▶ [Task description] The line holding "const yTicksC = [0.5, 1, 1.5];" is the last one to output; start at the first line of the data, keep every line in between exactly, and leave out pictures.

▶ [Data provided]

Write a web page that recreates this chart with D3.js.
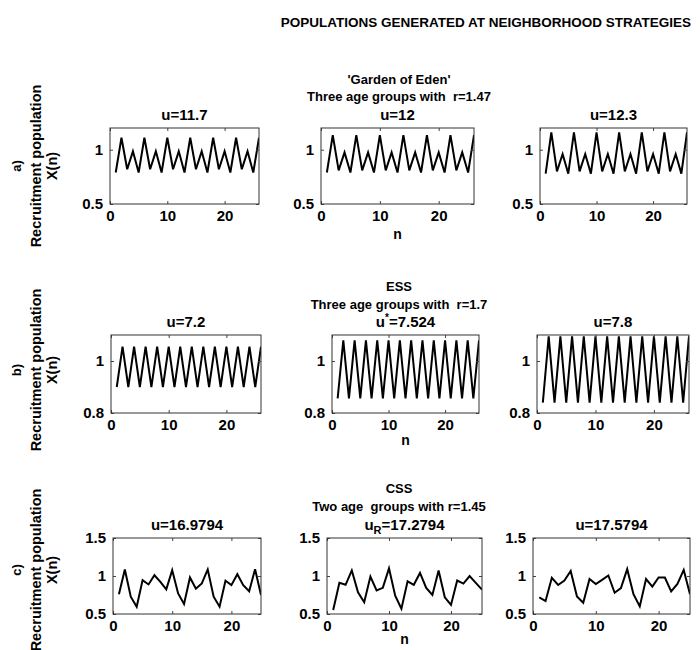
<!DOCTYPE html>
<html>
<head>
<meta charset="utf-8">
<script src="https://cdn.jsdelivr.net/npm/d3@7"></script>
<style>
  body { margin: 0; background: #fff; }
  text { font-family: "Liberation Sans", Arial, sans-serif; fill: #000; }
</style>
</head>
<body>
<svg id="fig" width="700" height="650"></svg>
<script>
// ---- time steps ----
const steps26 = [1,2,3,4,5,6,7,8,9,10,11,12,13,14,15,16,17,18,19,20,21,22,23,24,25,26];
const steps25 = [1,2,3,4,5,6,7,8,9,10,11,12,13,14,15,16,17,18,19,20,21,22,23,24,25];

// ---- row a: 'Garden of Eden', three age groups, r = 1.47 ----
const edenU117 = [0.79,1.11,0.82,0.985,0.79,1.11,0.82,0.985,0.79,1.11,0.82,0.985,0.79,1.11,0.82,0.985,0.79,1.11,0.82,0.985,0.79,1.11,0.82,0.985,0.79,1.11];
const edenU12  = [0.79,1.135,0.81,0.975,0.79,1.135,0.81,0.975,0.79,1.135,0.81,0.975,0.79,1.135,0.81,0.975,0.79,1.135,0.81,0.975,0.79,1.135,0.81,0.975,0.79,1.135];
const edenU123 = [0.78,1.16,0.80,0.96,0.78,1.16,0.80,0.96,0.78,1.16,0.80,0.96,0.78,1.16,0.80,0.96,0.78,1.16,0.80,0.96,0.78,1.16,0.80,0.96,0.78,1.16];

// ---- row b: ESS, three age groups, r = 1.7 ----
const essU72   = [0.90,1.055,0.90,1.055,0.90,1.055,0.90,1.055,0.90,1.055,0.90,1.055,0.90,1.055,0.90,1.055,0.90,1.055,0.90,1.055,0.90,1.055,0.90,1.055,0.90,1.055];
const essU7524 = [0.856,1.079,0.856,1.079,0.856,1.079,0.856,1.079,0.856,1.079,0.856,1.079,0.856,1.079,0.856,1.079,0.856,1.079,0.856,1.079,0.856,1.079,0.856,1.079,0.856,1.079];
const essU78   = [0.84,1.095,0.84,1.095,0.84,1.095,0.84,1.095,0.84,1.095,0.84,1.095,0.84,1.095,0.84,1.095,0.84,1.095,0.84,1.095,0.84,1.095,0.84,1.095,0.84,1.095];

// ---- row c: CSS, two age groups, r = 1.45 ----
const cssU169794 = [0.76,1.086,0.727,0.596,0.946,0.889,1.01,0.923,0.824,1.077,0.771,0.631,0.981,0.832,0.902,1.086,0.727,0.596,0.937,0.88,1.024,0.88,0.80,1.09,0.75];
const cssU172794 = [0.553,0.91,0.884,1.073,0.786,0.654,0.993,0.81,0.844,1.10,0.74,0.57,0.93,0.884,1.04,0.844,0.75,1.073,0.72,0.62,0.94,0.90,1.0,0.91,0.82];
const cssU175794 = [0.72,0.67,0.976,0.882,0.94,1.065,0.73,0.648,0.96,0.895,0.95,1.007,0.78,0.84,1.09,0.76,0.60,0.96,0.86,0.98,0.98,0.796,0.895,1.08,0.76];

// ---- axis ticks ----
const xTicks = [0, 10, 20];
const yTicksA = [0.5, 1];
const yTicksB = [0.8, 1];
const yTicksC = [0.5, 1, 1.5];

// ---- titles ----
const mainTitle = "POPULATIONS GENERATED AT NEIGHBORHOOD STRATEGIES";
const rowTitles = [
  ["'Garden of Eden'", "Three age groups with  r=1.47"],
  ["ESS", "Three age groups with  r=1.7"],
  ["CSS", "Two age  groups with r=1.45"]
];
const rowLetters = ["a)", "b)", "c)"];
const yLabel = "Recruitment population";
const yLabel2 = "X(n)";

// layout of each row of three panels
const rows = [
  { top: 128, bottom: 204, yDomain: [0.5, 1.2], yTicks: yTicksA, xMax: 26,
    titleY: [84, 101], labelY: 166, nY: 239,
    panels: [
      { x0: 110, x1: 259, n: steps26, v: edenU117, title: [["u=11.7"]] },
      { x0: 321, x1: 474, n: steps26, v: edenU12,  title: [["u=12"]] },
      { x0: 540, x1: 687, n: steps26, v: edenU123, title: [["u=12.3"]] }
    ] },
  { top: 335, bottom: 413, yDomain: [0.8, 1.1], yTicks: yTicksB, xMax: 26,
    titleY: [291, 309], labelY: 370, nY: 445,
    panels: [
      { x0: 111, x1: 261, n: steps26, v: essU72,   title: [["u=7.2"]] },
      { x0: 332, x1: 479, n: steps26, v: essU7524, title: [["u"], ["*", "sup"], ["=7.524"]] },
      { x0: 537, x1: 689, n: steps26, v: essU78,   title: [["u=7.8"]] }
    ] },
  { top: 538, bottom: 614, yDomain: [0.5, 1.5], yTicks: yTicksC, xMax: 25,
    titleY: [493, 511], labelY: 570, nY: 644,
    panels: [
      { x0: 113, x1: 261, n: steps25, v: cssU169794, title: [["u=16.9794"]] },
      { x0: 327, x1: 482, n: steps25, v: cssU172794, title: [["u"], ["R", "sub"], ["=17.2794"]] },
      { x0: 533, x1: 690, n: steps25, v: cssU175794, title: [["u=17.5794"]] }
    ] }
];

const svg = d3.select("#fig");

svg.append("text")
  .attr("x", 486).attr("y", 27)
  .attr("text-anchor", "middle")
  .style("font-size", "13.5px").style("font-weight", "bold")
  .text(mainTitle);

rows.forEach((row, ri) => {
  // row heading
  rowTitles[ri].forEach((t, k) => {
    svg.append("text")
      .attr("x", 399).attr("y", row.titleY[k])
      .attr("text-anchor", "middle")
      .style("font-size", "13px").style("font-weight", "bold")
      .style("white-space", "pre")
      .text(t);
  });

  // y label block
  const lab = svg.append("g").attr("transform", `translate(0,${row.labelY})`);
  [[21, rowLetters[ri], 13], [41, yLabel, 14.5], [57, yLabel2, 14.5]].forEach(([x, t, fs]) => {
    lab.append("text")
      .attr("transform", `translate(${x},0) rotate(-90)`)
      .attr("text-anchor", "middle")
      .style("font-size", fs + "px").style("font-weight", "bold")
      .style("font-family", "'Liberation Sans Narrow', 'Liberation Sans', sans-serif")
      .text(t);
  });

  row.panels.forEach((p, pi) => {
    const x = d3.scaleLinear().domain([0, row.xMax]).range([p.x0, p.x1]);
    const y = d3.scaleLinear().domain(row.yDomain).range([row.bottom, row.top]);
    const g = svg.append("g");
    const clipId = `clip-${ri}-${pi}`;
    g.append("clipPath").attr("id", clipId)
      .append("rect").attr("x", p.x0).attr("y", row.top)
      .attr("width", p.x1 - p.x0).attr("height", row.bottom - row.top);

    // series
    g.append("path")
      .datum(p.n.map((n, i) => [n, p.v[i]]))
      .attr("clip-path", `url(#${clipId})`)
      .attr("fill", "none").attr("stroke", "#000")
      .attr("stroke-width", 2).attr("stroke-linejoin", "miter")
      .attr("d", d3.line().x(d => x(d[0])).y(d => y(d[1])));

    // axes with inward ticks on all four sides
    const axB = d3.axisBottom(x).tickValues(xTicks).tickSizeInner(-3).tickSizeOuter(0).tickPadding(6);
    const axT = d3.axisTop(x).tickValues(xTicks).tickSizeInner(-3).tickSizeOuter(0).tickFormat("");
    const axL = d3.axisLeft(y).tickValues(row.yTicks).tickSizeInner(-3).tickSizeOuter(0).tickPadding(7).tickFormat(d3.format("~g"));
    const axR = d3.axisRight(y).tickValues(row.yTicks).tickSizeInner(-3).tickSizeOuter(0).tickFormat("");
    [[axB, `0,${row.bottom}`], [axT, `0,${row.top}`], [axL, `${p.x0},0`], [axR, `${p.x1},0`]].forEach(([ax, tr]) => {
      const a = g.append("g").attr("transform", `translate(${tr})`).call(ax);
      a.select(".domain").remove();
      a.selectAll("line").attr("stroke", "#444");
      a.selectAll("text").style("font-size", "15px").style("font-weight", "bold")
        .style("font-family", "'Liberation Sans', Arial, sans-serif").attr("fill", "#000");
    });
    g.append("rect")
      .attr("x", p.x0).attr("y", row.top)
      .attr("width", p.x1 - p.x0).attr("height", row.bottom - row.top)
      .attr("fill", "none").attr("stroke", "#333").attr("stroke-width", 1);

    // panel title
    const tt = g.append("text")
      .attr("x", (p.x0 + p.x1) / 2).attr("y", row.top - 8)
      .attr("text-anchor", "middle")
      .style("font-size", "15px").style("font-weight", "bold");
    p.title.forEach(([s, kind]) => {
      const sp = tt.append("tspan").text(s);
      if (kind === "sup") sp.attr("dy", -6).style("font-size", "10px");
      if (kind === "sub") sp.attr("dy", 4).style("font-size", "11px");
      if (kind === undefined && p.title.length > 1 && s.startsWith("=")) sp.attr("dy", p.title[1][1] === "sup" ? 6 : -4);
    });

    if (pi === 1) {
      g.append("text")
        .attr("x", (p.x0 + p.x1) / 2).attr("y", row.nY)
        .attr("text-anchor", "middle")
        .style("font-size", "14px").style("font-weight", "bold")
        .text("n");
    }
  });
});
</script>
</body>
</html>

▶ [Result of the task]
Write a web page that recreates this chart with D3.js.
<!DOCTYPE html>
<html>
<head>
<meta charset="utf-8">
<script src="https://cdn.jsdelivr.net/npm/d3@7"></script>
<style>
  body { margin: 0; background: #fff; }
  text { font-family: "Liberation Sans", Arial, sans-serif; fill: #000; }
</style>
</head>
<body>
<svg id="fig" width="700" height="650"></svg>
<script>
// ---- time steps ----
const steps26 = [1,2,3,4,5,6,7,8,9,10,11,12,13,14,15,16,17,18,19,20,21,22,23,24,25,26];
const steps25 = [1,2,3,4,5,6,7,8,9,10,11,12,13,14,15,16,17,18,19,20,21,22,23,24,25];

// ---- row a: 'Garden of Eden', three age groups, r = 1.47 ----
const edenU117 = [0.79,1.11,0.82,0.985,0.79,1.11,0.82,0.985,0.79,1.11,0.82,0.985,0.79,1.11,0.82,0.985,0.79,1.11,0.82,0.985,0.79,1.11,0.82,0.985,0.79,1.11];
const edenU12  = [0.79,1.135,0.81,0.975,0.79,1.135,0.81,0.975,0.79,1.135,0.81,0.975,0.79,1.135,0.81,0.975,0.79,1.135,0.81,0.975,0.79,1.135,0.81,0.975,0.79,1.135];
const edenU123 = [0.78,1.16,0.80,0.96,0.78,1.16,0.80,0.96,0.78,1.16,0.80,0.96,0.78,1.16,0.80,0.96,0.78,1.16,0.80,0.96,0.78,1.16,0.80,0.96,0.78,1.16];

// ---- row b: ESS, three age groups, r = 1.7 ----
const essU72   = [0.90,1.055,0.90,1.055,0.90,1.055,0.90,1.055,0.90,1.055,0.90,1.055,0.90,1.055,0.90,1.055,0.90,1.055,0.90,1.055,0.90,1.055,0.90,1.055,0.90,1.055];
const essU7524 = [0.856,1.079,0.856,1.079,0.856,1.079,0.856,1.079,0.856,1.079,0.856,1.079,0.856,1.079,0.856,1.079,0.856,1.079,0.856,1.079,0.856,1.079,0.856,1.079,0.856,1.079];
const essU78   = [0.84,1.095,0.84,1.095,0.84,1.095,0.84,1.095,0.84,1.095,0.84,1.095,0.84,1.095,0.84,1.095,0.84,1.095,0.84,1.095,0.84,1.095,0.84,1.095,0.84,1.095];

// ---- row c: CSS, two age groups, r = 1.45 ----
const cssU169794 = [0.76,1.086,0.727,0.596,0.946,0.889,1.01,0.923,0.824,1.077,0.771,0.631,0.981,0.832,0.902,1.086,0.727,0.596,0.937,0.88,1.024,0.88,0.80,1.09,0.75];
const cssU172794 = [0.553,0.91,0.884,1.073,0.786,0.654,0.993,0.81,0.844,1.10,0.74,0.57,0.93,0.884,1.04,0.844,0.75,1.073,0.72,0.62,0.94,0.90,1.0,0.91,0.82];
const cssU175794 = [0.72,0.67,0.976,0.882,0.94,1.065,0.73,0.648,0.96,0.895,0.95,1.007,0.78,0.84,1.09,0.76,0.60,0.96,0.86,0.98,0.98,0.796,0.895,1.08,0.76];

// ---- axis ticks ----
const xTicks = [0, 10, 20];
const yTicksA = [0.5, 1];
const yTicksB = [0.8, 1];
const yTicksC = [0.5, 1, 1.5];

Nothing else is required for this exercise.